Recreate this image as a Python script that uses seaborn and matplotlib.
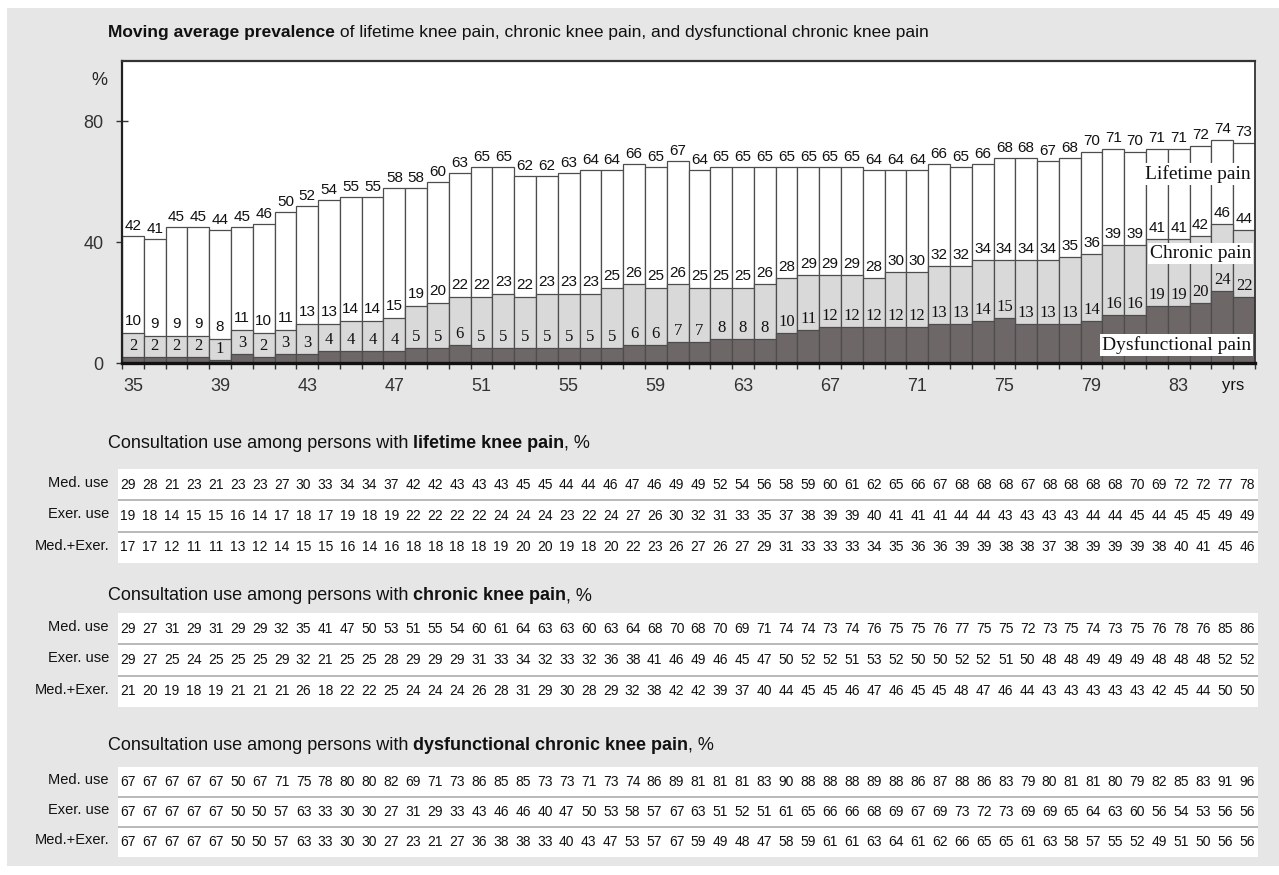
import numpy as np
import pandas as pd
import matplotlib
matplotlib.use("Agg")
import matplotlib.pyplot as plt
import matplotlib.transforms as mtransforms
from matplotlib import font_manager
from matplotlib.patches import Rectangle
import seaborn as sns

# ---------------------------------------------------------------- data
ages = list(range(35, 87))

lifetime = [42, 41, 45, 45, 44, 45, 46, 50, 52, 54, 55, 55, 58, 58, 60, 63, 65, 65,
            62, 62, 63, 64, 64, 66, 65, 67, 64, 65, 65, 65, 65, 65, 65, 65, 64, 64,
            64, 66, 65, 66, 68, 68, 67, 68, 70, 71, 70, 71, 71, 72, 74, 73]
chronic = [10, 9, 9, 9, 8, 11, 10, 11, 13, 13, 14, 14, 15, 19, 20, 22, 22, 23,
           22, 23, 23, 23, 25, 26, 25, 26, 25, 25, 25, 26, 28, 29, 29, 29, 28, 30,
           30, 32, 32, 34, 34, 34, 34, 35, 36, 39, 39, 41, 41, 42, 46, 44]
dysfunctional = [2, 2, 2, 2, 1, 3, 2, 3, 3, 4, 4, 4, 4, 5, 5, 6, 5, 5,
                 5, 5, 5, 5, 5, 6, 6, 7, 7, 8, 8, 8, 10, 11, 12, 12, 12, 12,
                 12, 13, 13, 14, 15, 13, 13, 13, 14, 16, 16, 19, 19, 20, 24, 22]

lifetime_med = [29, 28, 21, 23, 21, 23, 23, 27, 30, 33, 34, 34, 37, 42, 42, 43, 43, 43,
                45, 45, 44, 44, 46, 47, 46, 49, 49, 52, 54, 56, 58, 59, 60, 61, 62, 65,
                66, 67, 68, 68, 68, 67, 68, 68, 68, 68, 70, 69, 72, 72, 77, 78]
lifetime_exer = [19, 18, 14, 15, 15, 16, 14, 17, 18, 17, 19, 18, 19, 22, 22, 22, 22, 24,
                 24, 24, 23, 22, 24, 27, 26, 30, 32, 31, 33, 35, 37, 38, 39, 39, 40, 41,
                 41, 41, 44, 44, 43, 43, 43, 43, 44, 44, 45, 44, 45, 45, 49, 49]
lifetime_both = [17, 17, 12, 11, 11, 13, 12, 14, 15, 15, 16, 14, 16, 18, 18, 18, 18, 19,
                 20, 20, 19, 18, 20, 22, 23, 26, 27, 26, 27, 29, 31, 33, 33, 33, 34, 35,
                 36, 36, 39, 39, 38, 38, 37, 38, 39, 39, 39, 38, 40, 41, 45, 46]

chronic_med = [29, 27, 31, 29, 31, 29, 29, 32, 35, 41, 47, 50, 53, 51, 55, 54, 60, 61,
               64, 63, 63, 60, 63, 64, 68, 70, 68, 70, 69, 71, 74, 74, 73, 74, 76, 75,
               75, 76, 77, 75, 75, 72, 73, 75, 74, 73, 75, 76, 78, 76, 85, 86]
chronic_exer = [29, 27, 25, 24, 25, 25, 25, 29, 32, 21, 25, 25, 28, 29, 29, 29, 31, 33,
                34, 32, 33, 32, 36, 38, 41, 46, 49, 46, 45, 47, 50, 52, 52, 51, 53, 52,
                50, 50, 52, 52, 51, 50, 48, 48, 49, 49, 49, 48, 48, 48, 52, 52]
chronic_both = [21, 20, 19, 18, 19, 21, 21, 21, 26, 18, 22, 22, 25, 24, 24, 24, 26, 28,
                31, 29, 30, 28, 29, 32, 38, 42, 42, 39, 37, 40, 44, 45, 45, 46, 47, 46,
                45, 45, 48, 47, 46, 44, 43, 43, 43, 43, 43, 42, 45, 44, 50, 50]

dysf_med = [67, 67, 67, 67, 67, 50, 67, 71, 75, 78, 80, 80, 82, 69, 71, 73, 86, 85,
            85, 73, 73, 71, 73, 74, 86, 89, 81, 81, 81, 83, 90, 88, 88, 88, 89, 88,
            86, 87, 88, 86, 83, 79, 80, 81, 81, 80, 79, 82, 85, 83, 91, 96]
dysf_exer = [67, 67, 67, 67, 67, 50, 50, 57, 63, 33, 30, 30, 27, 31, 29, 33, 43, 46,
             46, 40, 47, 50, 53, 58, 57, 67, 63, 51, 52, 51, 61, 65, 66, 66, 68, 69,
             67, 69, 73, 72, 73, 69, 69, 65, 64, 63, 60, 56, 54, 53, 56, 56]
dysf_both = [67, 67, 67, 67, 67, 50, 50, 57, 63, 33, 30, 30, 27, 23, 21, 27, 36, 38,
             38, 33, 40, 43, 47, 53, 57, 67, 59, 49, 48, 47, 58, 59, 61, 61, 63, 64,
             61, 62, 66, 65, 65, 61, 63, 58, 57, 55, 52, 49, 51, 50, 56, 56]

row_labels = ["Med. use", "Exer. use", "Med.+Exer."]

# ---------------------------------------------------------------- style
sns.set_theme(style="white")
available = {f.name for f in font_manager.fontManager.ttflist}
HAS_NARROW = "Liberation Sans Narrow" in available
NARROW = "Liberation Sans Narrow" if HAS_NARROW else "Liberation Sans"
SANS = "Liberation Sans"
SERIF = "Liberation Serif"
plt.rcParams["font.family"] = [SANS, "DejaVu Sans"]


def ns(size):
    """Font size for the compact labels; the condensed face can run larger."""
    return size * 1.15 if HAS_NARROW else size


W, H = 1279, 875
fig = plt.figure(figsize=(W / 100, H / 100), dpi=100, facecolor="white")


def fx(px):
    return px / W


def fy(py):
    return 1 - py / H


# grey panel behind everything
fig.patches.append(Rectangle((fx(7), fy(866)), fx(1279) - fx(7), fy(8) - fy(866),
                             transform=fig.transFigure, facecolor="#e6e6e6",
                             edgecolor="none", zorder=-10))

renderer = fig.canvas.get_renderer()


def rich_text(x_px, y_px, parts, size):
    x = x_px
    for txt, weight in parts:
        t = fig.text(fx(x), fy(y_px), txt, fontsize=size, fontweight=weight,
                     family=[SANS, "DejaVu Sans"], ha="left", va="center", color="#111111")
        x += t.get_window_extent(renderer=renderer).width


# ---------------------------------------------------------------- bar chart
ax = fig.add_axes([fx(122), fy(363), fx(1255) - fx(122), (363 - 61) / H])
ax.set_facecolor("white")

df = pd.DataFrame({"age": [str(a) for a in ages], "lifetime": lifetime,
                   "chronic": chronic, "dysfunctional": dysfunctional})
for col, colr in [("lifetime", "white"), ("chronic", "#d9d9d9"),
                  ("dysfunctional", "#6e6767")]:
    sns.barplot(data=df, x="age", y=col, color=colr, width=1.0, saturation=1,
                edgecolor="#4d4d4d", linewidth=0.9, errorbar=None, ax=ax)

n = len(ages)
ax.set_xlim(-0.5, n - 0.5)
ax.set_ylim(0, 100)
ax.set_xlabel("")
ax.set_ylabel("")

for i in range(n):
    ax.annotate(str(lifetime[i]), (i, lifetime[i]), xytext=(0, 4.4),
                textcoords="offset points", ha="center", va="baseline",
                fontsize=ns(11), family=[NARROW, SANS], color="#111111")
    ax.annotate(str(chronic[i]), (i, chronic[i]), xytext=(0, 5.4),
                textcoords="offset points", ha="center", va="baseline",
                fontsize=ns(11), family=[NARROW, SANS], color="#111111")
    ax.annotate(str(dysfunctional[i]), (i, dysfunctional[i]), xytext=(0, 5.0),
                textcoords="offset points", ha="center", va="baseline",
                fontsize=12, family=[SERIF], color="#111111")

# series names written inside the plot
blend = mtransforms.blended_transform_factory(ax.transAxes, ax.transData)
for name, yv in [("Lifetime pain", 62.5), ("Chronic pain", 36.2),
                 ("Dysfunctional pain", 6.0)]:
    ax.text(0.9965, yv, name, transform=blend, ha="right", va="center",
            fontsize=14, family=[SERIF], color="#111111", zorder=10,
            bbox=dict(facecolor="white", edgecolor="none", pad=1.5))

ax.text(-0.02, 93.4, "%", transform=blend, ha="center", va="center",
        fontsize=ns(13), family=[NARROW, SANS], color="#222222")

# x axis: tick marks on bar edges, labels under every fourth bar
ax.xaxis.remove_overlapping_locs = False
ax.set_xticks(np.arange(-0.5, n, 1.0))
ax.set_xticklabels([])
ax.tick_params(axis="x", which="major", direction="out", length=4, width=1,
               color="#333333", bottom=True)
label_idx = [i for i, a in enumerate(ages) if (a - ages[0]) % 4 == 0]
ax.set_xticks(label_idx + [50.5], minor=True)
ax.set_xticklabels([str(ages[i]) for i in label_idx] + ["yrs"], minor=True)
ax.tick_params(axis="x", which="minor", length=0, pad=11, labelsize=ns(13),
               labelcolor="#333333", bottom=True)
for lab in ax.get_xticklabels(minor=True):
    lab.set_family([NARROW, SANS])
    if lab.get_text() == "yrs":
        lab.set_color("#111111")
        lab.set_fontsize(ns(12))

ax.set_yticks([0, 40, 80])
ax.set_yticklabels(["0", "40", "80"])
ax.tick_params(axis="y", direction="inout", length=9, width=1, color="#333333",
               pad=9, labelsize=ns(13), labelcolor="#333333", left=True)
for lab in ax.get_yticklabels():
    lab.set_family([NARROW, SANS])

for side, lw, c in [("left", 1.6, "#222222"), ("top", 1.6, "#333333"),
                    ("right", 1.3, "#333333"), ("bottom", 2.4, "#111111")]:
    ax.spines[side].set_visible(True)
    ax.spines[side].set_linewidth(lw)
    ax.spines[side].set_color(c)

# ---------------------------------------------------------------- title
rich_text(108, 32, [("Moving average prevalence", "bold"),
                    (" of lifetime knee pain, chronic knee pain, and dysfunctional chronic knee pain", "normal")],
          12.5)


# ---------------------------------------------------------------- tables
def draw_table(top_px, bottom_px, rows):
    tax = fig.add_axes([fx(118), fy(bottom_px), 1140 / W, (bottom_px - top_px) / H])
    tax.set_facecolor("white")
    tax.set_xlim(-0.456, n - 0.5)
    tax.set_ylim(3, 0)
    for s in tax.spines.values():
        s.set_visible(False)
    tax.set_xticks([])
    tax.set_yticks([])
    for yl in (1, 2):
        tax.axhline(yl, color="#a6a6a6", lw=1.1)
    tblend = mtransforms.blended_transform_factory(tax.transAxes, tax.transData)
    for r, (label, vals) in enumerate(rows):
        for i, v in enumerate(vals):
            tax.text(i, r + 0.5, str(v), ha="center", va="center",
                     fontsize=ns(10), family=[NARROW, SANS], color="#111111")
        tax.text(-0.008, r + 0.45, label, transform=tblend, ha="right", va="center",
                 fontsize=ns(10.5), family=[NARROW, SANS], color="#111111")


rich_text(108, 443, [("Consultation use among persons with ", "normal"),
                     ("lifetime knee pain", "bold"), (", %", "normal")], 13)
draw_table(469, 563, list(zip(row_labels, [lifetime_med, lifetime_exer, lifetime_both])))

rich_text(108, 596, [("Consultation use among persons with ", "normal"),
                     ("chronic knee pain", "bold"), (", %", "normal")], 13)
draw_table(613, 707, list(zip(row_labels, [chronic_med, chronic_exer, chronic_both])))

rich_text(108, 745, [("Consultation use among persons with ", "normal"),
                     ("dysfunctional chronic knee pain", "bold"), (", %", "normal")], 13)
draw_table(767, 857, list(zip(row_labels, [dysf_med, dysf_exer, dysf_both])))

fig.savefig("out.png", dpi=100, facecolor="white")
+++
Instruction
Set down again, exactly, the lines of the material above from its first line to the one with "41, 45, 46]", inclusive. Leave the pictures out.

Result of the exercise
Recreate this image as a Python script that uses seaborn and matplotlib.
import numpy as np
import pandas as pd
import matplotlib
matplotlib.use("Agg")
import matplotlib.pyplot as plt
import matplotlib.transforms as mtransforms
from matplotlib import font_manager
from matplotlib.patches import Rectangle
import seaborn as sns

# ---------------------------------------------------------------- data
ages = list(range(35, 87))

lifetime = [42, 41, 45, 45, 44, 45, 46, 50, 52, 54, 55, 55, 58, 58, 60, 63, 65, 65,
            62, 62, 63, 64, 64, 66, 65, 67, 64, 65, 65, 65, 65, 65, 65, 65, 64, 64,
            64, 66, 65, 66, 68, 68, 67, 68, 70, 71, 70, 71, 71, 72, 74, 73]
chronic = [10, 9, 9, 9, 8, 11, 10, 11, 13, 13, 14, 14, 15, 19, 20, 22, 22, 23,
           22, 23, 23, 23, 25, 26, 25, 26, 25, 25, 25, 26, 28, 29, 29, 29, 28, 30,
           30, 32, 32, 34, 34, 34, 34, 35, 36, 39, 39, 41, 41, 42, 46, 44]
dysfunctional = [2, 2, 2, 2, 1, 3, 2, 3, 3, 4, 4, 4, 4, 5, 5, 6, 5, 5,
                 5, 5, 5, 5, 5, 6, 6, 7, 7, 8, 8, 8, 10, 11, 12, 12, 12, 12,
                 12, 13, 13, 14, 15, 13, 13, 13, 14, 16, 16, 19, 19, 20, 24, 22]

lifetime_med = [29, 28, 21, 23, 21, 23, 23, 27, 30, 33, 34, 34, 37, 42, 42, 43, 43, 43,
                45, 45, 44, 44, 46, 47, 46, 49, 49, 52, 54, 56, 58, 59, 60, 61, 62, 65,
                66, 67, 68, 68, 68, 67, 68, 68, 68, 68, 70, 69, 72, 72, 77, 78]
lifetime_exer = [19, 18, 14, 15, 15, 16, 14, 17, 18, 17, 19, 18, 19, 22, 22, 22, 22, 24,
                 24, 24, 23, 22, 24, 27, 26, 30, 32, 31, 33, 35, 37, 38, 39, 39, 40, 41,
                 41, 41, 44, 44, 43, 43, 43, 43, 44, 44, 45, 44, 45, 45, 49, 49]
lifetime_both = [17, 17, 12, 11, 11, 13, 12, 14, 15, 15, 16, 14, 16, 18, 18, 18, 18, 19,
                 20, 20, 19, 18, 20, 22, 23, 26, 27, 26, 27, 29, 31, 33, 33, 33, 34, 35,
                 36, 36, 39, 39, 38, 38, 37, 38, 39, 39, 39, 38, 40, 41, 45, 46]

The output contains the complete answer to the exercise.